Après la décision du Président de dissoudre la CEI et de demander au Premier ministre Guillaume Soro, signataire de l’Accord de Ouagadougou, de former un nouveau gouvernement, l’opposition, regroupée au sein du RHDP, par la voix du président de son directoire Alphonse Djédjé Mady, a déclaré ne plus reconnaître le chef de l’Etat, la nouvelle CEI, ni le nouveau gouvernement en formation. Dans sa déclaration officielle du 13 février, le RHDP demandait à ses militants et à ses sympathisants de se conformer à ces décisions.
Suite à cette déclaration, les manifestations non encadrés, suscitées par le RHDP, se sont multipliées à l’intérieur du pays, visant les biens publics, les symboles de l’Etat, commissariats, sous-préfectures et préfectures, les sièges locaux du Front populaire ivoirien (FPI), les domiciles respectifs de Issa Malick Coulibaly, du directeur de campagne de Laurent Gbagbo et de Gervais Coulibaly, porte-parole du chef de l’Etat, étant incendiés à Korogho et Katiola dans le Nord du pays.
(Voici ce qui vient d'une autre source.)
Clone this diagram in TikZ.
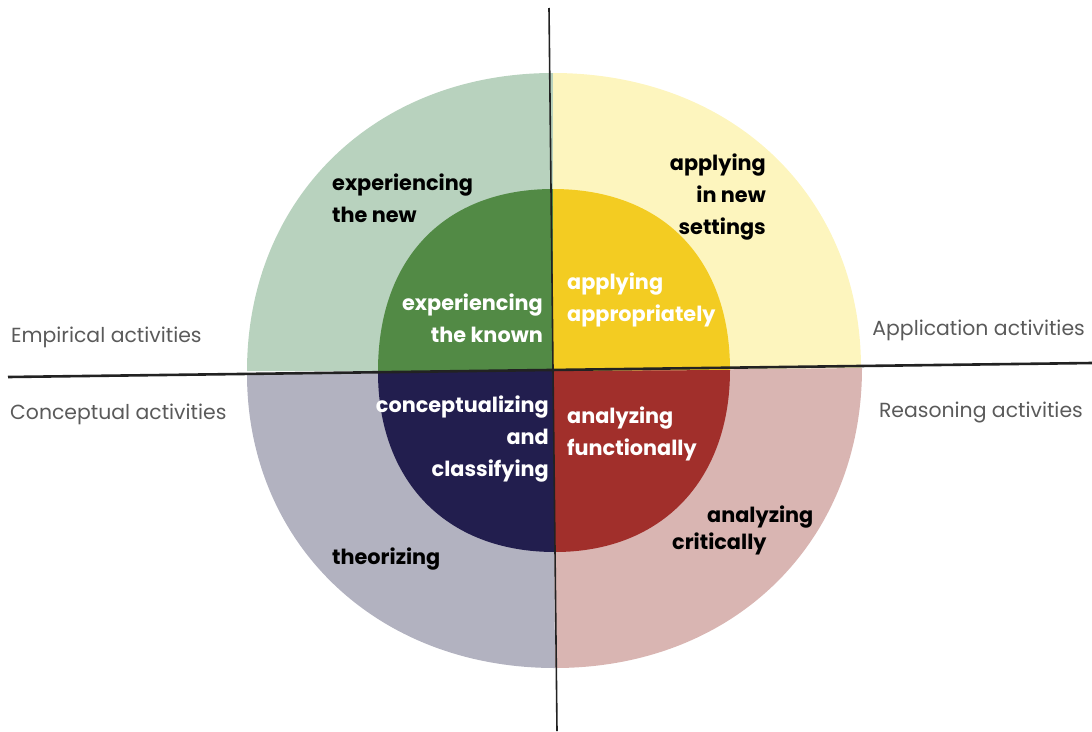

Ces manifestations, bien contenues à Abidjan, ont connu des fins tragiques à Gagnoa (5 morts, le 19 février) et Daloa (2 morts, le 22 février).
C’est dans ce contexte de forte tension que le facilitateur, Blaise Compaoré, s’est rendu à Abidjan, le 22 février, après avoir reçu, la veille, à Ouagadougou, les deux principaux dirigeants de l’opposition, Henri Konan Bédié et Alassane Dramane Ouattara. Une journée d’audiences, avec les principaux acteurs de la scène politique ivoirienne, a permis de dégager un premier consensus sur la recomposition de la CEI dont le Président Mambé Beugré et les quatre vice-présidents ont été écartés, la formation d’un nouveau gouvernement étant annoncée pour le 23 février.